Non c’è più lo sviluppo locale di una volta (da dentro)

2 ottobre 2015

Non c’è più lo sviluppo locale di una volta… potrebbe dire chi ha assistito al seminario di Milano del 14 settembre su sviluppo e territorio. I motivi sono sostanzialmente due: il mondo cambia rapidamente e le politiche sin qui praticate presentano difetti intrinseci che le rendono poco efficaci. I fattori del cambiamento mondiale sono la globalizzazione, la digitalizzazione della società e dell’economia e la crisi della politica che deriva da entrambe queste cose. Aldo Bonomi ha giustamente lamentato che la politica è sempre meno quella dei luoghi e sempre più quella dei flussi. Io aggiungerei che sono due politiche opposte tra loro: quella dei luoghi consiste nel governare i territori, quella dei flussi (parlo di quelli globali), visto che non è possibile governarli, consiste nell’accettare di esserne governati, cioè in pratica a rinunciare a fare politica. Ma così si rischia anche di non governare lo sviluppo dei territori. Forse lo si potrebbe fare se cambiasse l’approccio allo sviluppo locale e qui entra in gioco il secondo motivo per cui le politiche non possono più essere quelle di una volta.

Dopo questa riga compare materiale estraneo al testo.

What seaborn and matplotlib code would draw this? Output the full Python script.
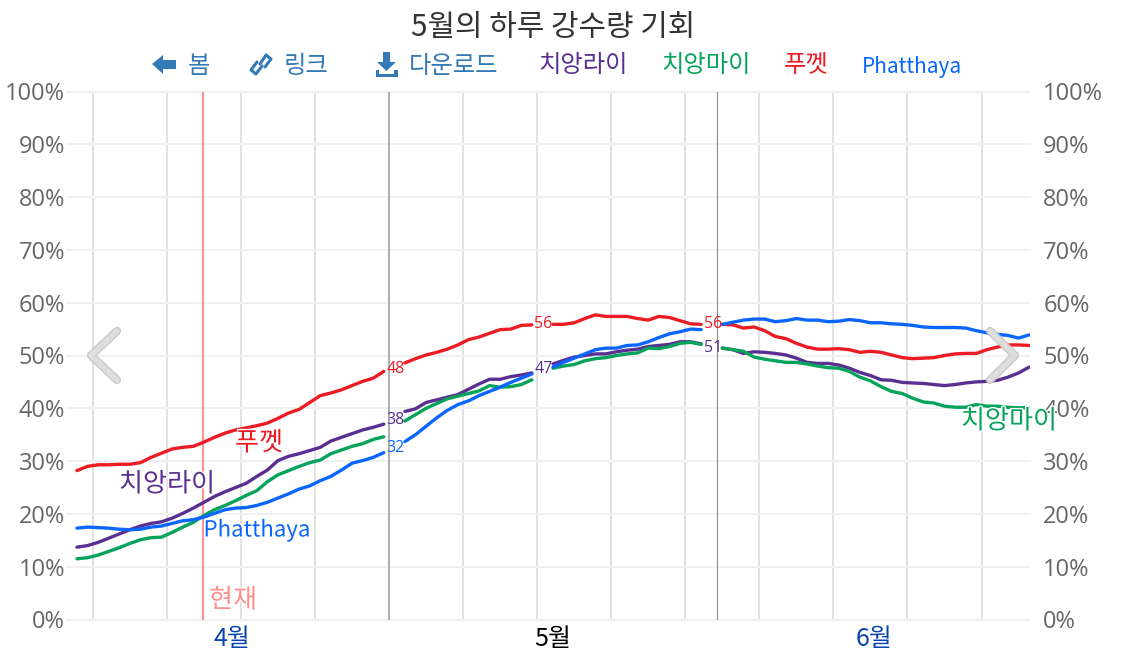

Non si può stare dalla parte dei territori senza opporsi al dominio dei flussi, cioè dei soggetti extra-territoriali dell’economia globale che dettano le loro regole agli stati e all’Ue, anche per quanto riguarda le politiche e gli strumenti dello sviluppo locale, tutti orientati alla competizione economica o a una “coesione” che consiste soprattutto nella produzione di collective competition good. Uno sviluppo locale a servizio del benessere dei territori e non della competizione globale è per sua natura antagonista o almeno resistente a questa politica e all’ideologia che la sostiene. Gli strumenti istituzionali per generare uno sviluppo realmente “dal basso” non devono soltanto insegnare, ma anche imparare dai soggetti locali. Non devono seguire gli schemi competitivi dominanti, ma partire dall’ascolto dei bisogni di chi vive e lavora nei luoghi, bisogni che non sono solo economici, ma soprattutto quelli che riguardano il ben vivere.
Avendo avuto l’onore di essere tra i relatori, ho sostenuto che lo sviluppo locale va pensato come un abito su misura per ogni territorio e che i programmi vanno costruiti attraverso un dialogo non facile con i diversi soggetti locali per capire come pensano, parlano, valutano, conoscono, si comportano, quali tensioni ci sono tra chi innova e chi frena, tra i “cacicchi” (come li ha chiamati Giuseppe De Rita) che sfruttano posizioni di rendita e chi vorrebbe cambiare, ecc. Come ha detto bene Carlo Borgomeo, l’offerta (di procedure, supporti tecnici e finanziamenti) non deve prevalere sulla domanda (di ciò che soddisfa veramente i bisogni locali). I soggetti locali non devono accettare che in cambio di qualche co-finanziamento le decisioni sul loro futuro siano prese da altri, in sedi lontane. Né che l’agire locale sia filtrato da burocrati ed “esperti” che applicano modelli decontestualizzati a politiche presentate invece come place-based.